One of the issues in the college’s accreditation fiasco is the lack of strategic planning. Currently, the college is in violation of the 50 percent rule, a state law that requires that at least 50 percent of the budget be spent on instruction of students. The purpose of this rule is to prevent colleges from becoming top-heavy with administrators. Due to a lack of sound planning and years of profligate spending, budget cuts are on the way. The Board of Trustees’ proposed solution: Lay off teaching faculty. This will aggravate the college’s violation of the 50 percent rule and make it more top heavy with administrators.
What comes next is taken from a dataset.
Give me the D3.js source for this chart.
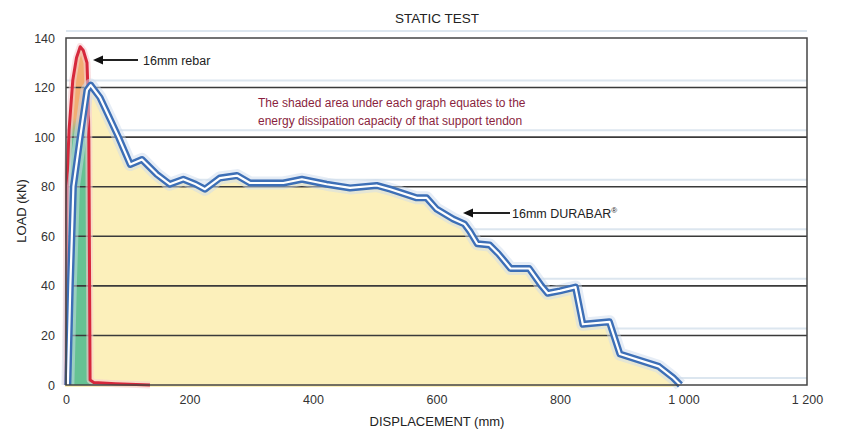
<!DOCTYPE html>
<html>
<head>
<meta charset="utf-8">
<script src="https://cdn.jsdelivr.net/npm/d3@7"></script>
<style>
  html, body { margin: 0; padding: 0; background: #fff; }
  svg { display: block; font-family: "Liberation Sans", Arial, sans-serif; }
</style>
</head>
<body>
<svg id="chart" width="843" height="430"></svg>
<script>
// ---- data ----
const xTicks = [0, 200, 400, 600, 800, 1000, 1200];
const xTickLabels = ["0", "200", "400", "600", "800", "1 000", "1 200"];
const yTicks = [0, 20, 40, 60, 80, 100, 120, 140];

const durabarDisp = [3, 7, 12, 23, 34, 40, 55, 70, 85, 104, 123, 147, 168, 190, 210, 225, 249, 277, 298, 352, 382, 422, 460, 503, 525, 568, 584, 600, 627, 645, 654, 666, 686, 700, 720, 750, 770, 780, 800, 825, 837, 880, 897, 960, 983, 995];
const durabarLoad = [0, 40, 80, 100, 119, 121, 116, 108, 100, 89, 91, 85, 81, 83, 81, 79, 83.5, 84.5, 81.5, 81.5, 83, 81, 79.5, 80.5, 79, 75.5, 75.5, 71, 67, 65, 62, 57, 56.5, 53, 47, 47, 40, 37, 38, 39.5, 24.5, 25.5, 12.5, 7.5, 3, 0];

const rebarDisp = [0, 1, 2, 5, 11, 17, 23, 28, 34, 36, 37, 38, 39, 45, 80, 136];
const rebarLoad = [0, 60, 85, 103, 123, 132, 136.5, 135, 130, 116, 99, 50, 2, 1, 0.5, 0];

const title = "STATIC TEST";
const xLabel = "DISPLACEMENT (mm)";
const yLabel = "LOAD (kN)";
const noteLines = ["The shaded area under each graph equates to the", "energy dissipation capacity of that support tendon"];

// ---- build ----
const svg = d3.select("#chart");
const x = d3.scaleLinear().domain([0, 1200]).range([66, 807]);
const y = d3.scaleLinear().domain([0, 140]).range([385, 38]);

const durabar = durabarDisp.map((d, i) => [d, durabarLoad[i]]);
const rebar = rebarDisp.map((d, i) => [d, rebarLoad[i]]);

const defs = svg.append("defs");
const grad = defs.append("linearGradient").attr("id", "rebarFill")
  .attr("gradientUnits", "userSpaceOnUse")
  .attr("x1", 0).attr("x2", 0).attr("y1", y(0)).attr("y2", y(140));
grad.append("stop").attr("offset", 0).attr("stop-color", "#66c293");
grad.append("stop").attr("offset", 0.71).attr("stop-color", "#66c293");
grad.append("stop").attr("offset", 0.77).attr("stop-color", "#f2ad72");
grad.append("stop").attr("offset", 1).attr("stop-color", "#f2ad72");

// faint decorative lines
svg.append("g").selectAll("line").data(yTicks).join("line")
  .attr("x1", x(0)).attr("x2", x(1200))
  .attr("y1", d => y(d) - 7).attr("y2", d => y(d) - 7)
  .attr("stroke", "#dce6ef").attr("stroke-width", 2);

const area = d3.area().x(d => x(d[0])).y0(y(0)).y1(d => y(d[1]));
const line = d3.line().x(d => x(d[0])).y(d => y(d[1]));

// yellow fill under durabar
svg.append("path").datum(durabar)
  .attr("d", area)
  .attr("transform", "translate(-3,2)")
  .attr("fill", "#fcf0bb");

// rebar fill
svg.append("path").datum(rebar)
  .attr("d", area)
  .attr("fill", "url(#rebarFill)");

// dark gridlines
svg.append("g").selectAll("line").data(yTicks.filter(d => d > 0 && d < 140)).join("line")
  .attr("x1", x(0)).attr("x2", x(1200))
  .attr("y1", d => y(d)).attr("y2", d => y(d))
  .attr("stroke", "#3a3a3a").attr("stroke-width", 1.6);

// rebar line
svg.append("path").datum(rebar).attr("d", line)
  .attr("fill", "none").attr("stroke", "#f6cdd0").attr("stroke-width", 7)
  .attr("stroke-linejoin", "round").attr("opacity", 0.6);
svg.append("path").datum(rebar).attr("d", line)
  .attr("fill", "none").attr("stroke", "#d6283c").attr("stroke-width", 3)
  .attr("stroke-linejoin", "round");

// durabar double line
svg.append("path").datum(durabar).attr("d", line)
  .attr("fill", "none").attr("stroke", "#cddbee").attr("stroke-width", 13)
  .attr("stroke-linejoin", "round").attr("opacity", 0.5);
svg.append("path").datum(durabar).attr("d", line)
  .attr("fill", "none").attr("stroke", "#3d6fb6").attr("stroke-width", 7)
  .attr("stroke-linejoin", "round");
svg.append("path").datum(durabar).attr("d", line)
  .attr("fill", "none").attr("stroke", "#ffffff").attr("stroke-width", 2.2)
  .attr("stroke-linejoin", "round");

// plot border
svg.append("rect")
  .attr("x", x(0)).attr("y", y(140))
  .attr("width", x(1200) - x(0)).attr("height", y(0) - y(140))
  .attr("fill", "none").attr("stroke", "#444").attr("stroke-width", 1.5);

// axes
const xAxis = svg.append("g").attr("transform", `translate(0,${y(0)})`)
  .call(d3.axisBottom(x).tickValues(xTicks).tickFormat((d, i) => xTickLabels[i]).tickSize(0).tickPadding(10));
const yAxis = svg.append("g").attr("transform", `translate(${x(0)},0)`)
  .call(d3.axisLeft(y).tickValues(yTicks).tickSize(0).tickPadding(11));
[xAxis, yAxis].forEach(g => {
  g.select(".domain").remove();
  g.selectAll("text").attr("font-size", 12.5).attr("fill", "#333")
    .attr("font-family", "'Liberation Sans', Arial, sans-serif");
});

// titles
svg.append("text").attr("x", 437).attr("y", 23).attr("text-anchor", "middle")
  .attr("font-size", 13.5).attr("fill", "#222").text(title);
svg.append("text").attr("x", 437).attr("y", 426).attr("text-anchor", "middle")
  .attr("font-size", 13).attr("fill", "#222").text(xLabel);
svg.append("text").attr("transform", "translate(26,211) rotate(-90)").attr("text-anchor", "middle")
  .attr("font-size", 13).attr("fill", "#222").text(yLabel);

// note
svg.append("g").selectAll("text").data(noteLines).join("text")
  .attr("x", 258).attr("y", (d, i) => 107 + i * 18)
  .attr("font-size", 12).attr("fill", "#8a1f40").text(d => d);

// annotations with arrows
function arrow(x1, x2, yy) {
  svg.append("line").attr("x1", x1).attr("x2", x2 + 6).attr("y1", yy).attr("y2", yy)
    .attr("stroke", "#222").attr("stroke-width", 2);
  svg.append("path")
    .attr("d", `M${x2},${yy} L${x2 + 10},${yy - 4.5} L${x2 + 10},${yy + 4.5} Z`)
    .attr("fill", "#111");
}
arrow(138, 93, 60);
svg.append("text").attr("x", 143).attr("y", 65).attr("font-size", 12.5).attr("fill", "#222").text("16mm rebar");
arrow(510, 463, 213);
const dt = svg.append("text").attr("x", 512).attr("y", 218).attr("font-size", 12.5).attr("fill", "#222").text("16mm DURABAR");
dt.append("tspan").attr("font-size", 8).attr("dy", -5).text("®");
</script>
</body>
</html>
Why not instead lay off the eight administrators added in the past three years and close the Garberville and McKinleyville campuses?
Peter Martin, Trinidad
This article appears in Burned by the Wait.

Big head small heart!
Top Heavy? try incompetent heavy…
The statement, ” The Board of Trustees’ proposed solution: Lay off teaching faculty” is incorrect. Due to the severity of the budget cuts and not knowing the results of the tax bill, CR needs to be prepared to take steps. One step MIGHT be laying off faculty. CRFO (the faculty union) requires formal notification of the POSSIBILITY of faculty layoffs, and IF that is to be one of the solutions, notice must be given by March 15. There are no contingency options with the union. Part of the budget solution is to engage everyone in finding solutions, to avoid the layoff of any employees at CR. This might well include layoff of administrators.
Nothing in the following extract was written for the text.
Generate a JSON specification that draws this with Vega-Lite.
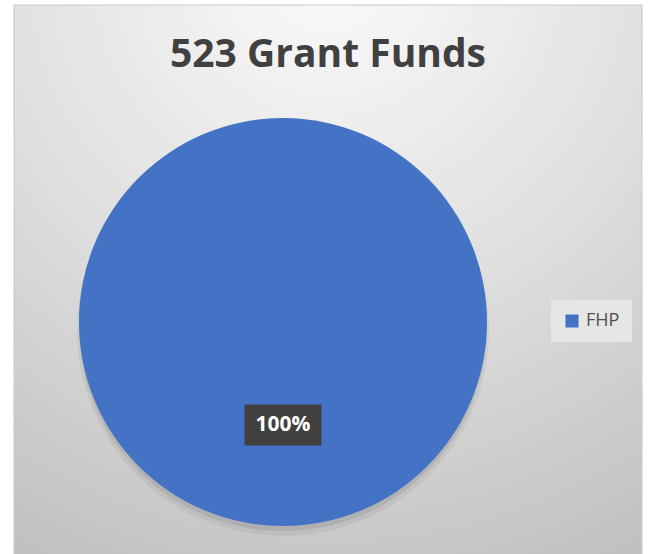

Close the campus and completely start fresh. Fire off everybody and get people who want to teach and work in the school.
Hello! Check this out. Average salary of CR faculty is 92K plus. One of the highest in the state. More than HSU!!
Albert,
You should check out the salaries of administrators and the ratio of administrators to full-time faculty. And, if you do the comparison with other state ccs, faculty at CR lie just about in the middle of the salary average. I think most intelligent people have come to reject the age-old argument that teachers are overpaid for what they do.
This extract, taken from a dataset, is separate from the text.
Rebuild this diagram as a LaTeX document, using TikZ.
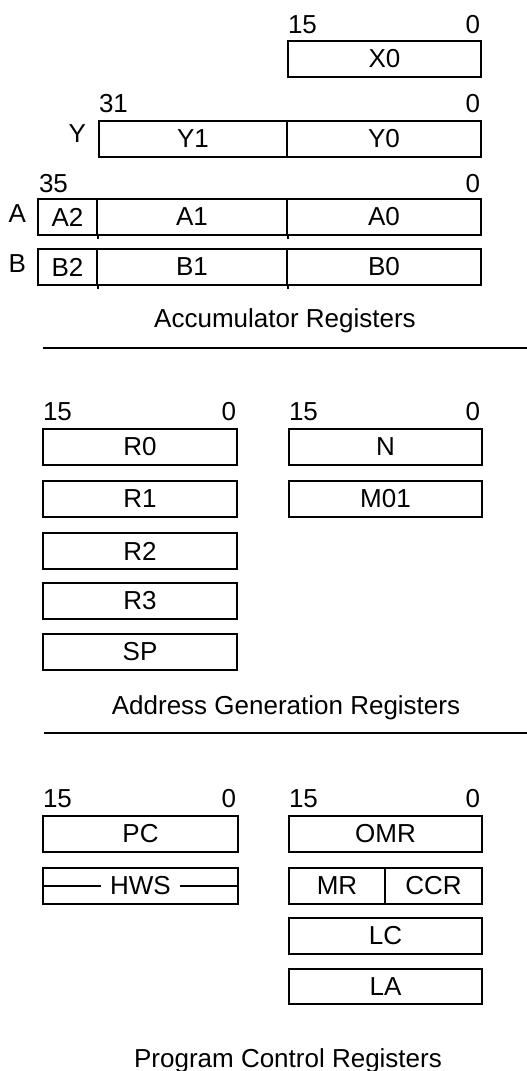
\documentclass[tikz,border=0pt]{standalone}
\usepackage{fontspec}
\setmainfont{Liberation Sans}
\begin{document}
\begin{tikzpicture}[
  x=0.75pt, y=-0.75pt,
  font=\fontsize{19.5}{23}\selectfont,
  line width=1.5pt,
  cell/.style={draw, rectangle, inner sep=0pt, anchor=north west,
    minimum width=#1*0.75pt, minimum height=36*0.75pt},
  bitl/.style={anchor=base west, inner sep=0pt},
  bitr/.style={anchor=base east, inner sep=0pt},
  side/.style={anchor=base east, inner sep=0pt},
  title/.style={anchor=base, inner sep=0pt}
]
\useasboundingbox (0,0) rectangle (527,1071);

% ---------- Accumulator registers ----------
\node[bitl] (x15) at (287,33) {15};
\node[bitr] (x00) at (481,33) {0};
\node[cell=193] (x0) at (287,40) {X0};

\node[bitl] (y31) at (98,112) {31};
\node[bitr] (y00) at (481,112) {0};
\node[side] (ylab) at (87,142) {Y};
\node[cell=188] (y1) at (98,120) {Y1};
\node[cell=194] (y0) at (286,120) {Y0};

\node[bitl] (a35) at (38,192) {35};
\node[bitr] (a00) at (481,192) {0};
\node[side] (alab) at (27,222) {A};
\node[cell=59]  (a2) at (37,198) {A2};
\node[cell=190] (a1) at (96,198) {A1};
\node[cell=194] (a0) at (286,198) {A0};
\draw (a2.south east) -- ++(0,3);
\draw (a1.south east) -- ++(0,3);

\node[side] (blab) at (27,272) {B};
\node[cell=59]  (b2) at (37,248) {B2};
\node[cell=190] (b1) at (96,248) {B1};
\node[cell=194] (b0) at (286,248) {B0};
\draw (b2.south east) -- ++(0,3);
\draw (b1.south east) -- ++(0,3);

\node[title] (acc) at (285,327) {Accumulator Registers};
\coordinate (s1a) at (43,348);
\coordinate (s1b) at (527,348);
\draw (s1a) -- (s1b);

% ---------- Address generation registers ----------
\node[bitl] (r15) at (42,420) {15};
\node[bitr] (r00) at (237,420) {0};
\node[bitl] (n15) at (288,420) {15};
\node[bitr] (n00) at (481,420) {0};
\node[cell=194] (r0) at (42,428) {R0};
\node[cell=194] (r1) at (42,480) {R1};
\node[cell=194] (r2) at (42,532) {R2};
\node[cell=194] (r3) at (42,582) {R3};
\node[cell=194] (sp) at (42,633) {SP};
\node[cell=193] (n)  at (288,428) {N};
\node[cell=193] (m01) at (288,480) {M01};

\node[title] (agu) at (286,714) {Address Generation Registers};
\coordinate (s2a) at (44,733);
\coordinate (s2b) at (527,733);
\draw (s2a) -- (s2b);

% ---------- Program control registers ----------
\node[bitl] (p15) at (42,807) {15};
\node[bitr] (p00) at (237,807) {0};
\node[bitl] (o15) at (288,807) {15};
\node[bitr] (o00) at (481,807) {0};
\node[cell=195] (pc) at (42,815) {PC};
\node[cell=195] (hws) at (42,867) {};
\node[inner xsep=6pt, inner ysep=0pt] (hwst) at (hws.center) {HWS};
\draw (hws.west) -- (hwst.west);
\draw (hwst.east) -- (hws.east);
\node[cell=193] (omr) at (288,815) {OMR};
\node[cell=96]  (mr)  at (288,867) {MR};
\node[cell=97]  (ccr) at (384,867) {CCR};
\node[cell=193] (lc)  at (288,917) {LC};
\node[cell=193, minimum height=35*0.75pt] (la) at (288,968) {LA};

\node[title] (pcu) at (288,1067) {Program Control Registers};
\end{tikzpicture}
\end{document}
Sorry. Average administrator salary is 105K for 12 months. The school year is 9 months? So the 92K for 9 months is equal to 122K for 12 months. Faculty are overpaid. You academics can go ahead and do all the ratios to please only you. 9th rank in a state of over 100 cc’s does not make it middle of the pack. Source is the public data mart.
Cris,
We all understand about the union timelines and requirements. We all understand about the IF’s and the MIGHT’s and the possibilities. However, NO ONE in any leadership position at the college has EVER said anything to anyone at any time about the possibilities that ALL employees might have to make sacrifices, or that some administrators might need to take a pay cut or get laid off, or that we should try to do everything we can to avoid layoffs of ANY employees. That used to be clearly and frequenlty stated by our trustees and by various presidents over the years. They understood the value of CR to the community, not just as a college, but as an employer of high quality staff at all levels. So to hear, over and over, that we need to prepare for faculty layoffs, of course that’s going to make people, and especially faculty, a bit nervous to say the least!
forget the layoffs, get rid of all that dead weight!
Looks like the board will protect faculty. Only staff and administrators will get pink slips. All is forgiven. This is the best board!!! Hope you serve for ever and ever and ever…..Way to get rid of dead weight!!!! Pun intended!!!!!!!!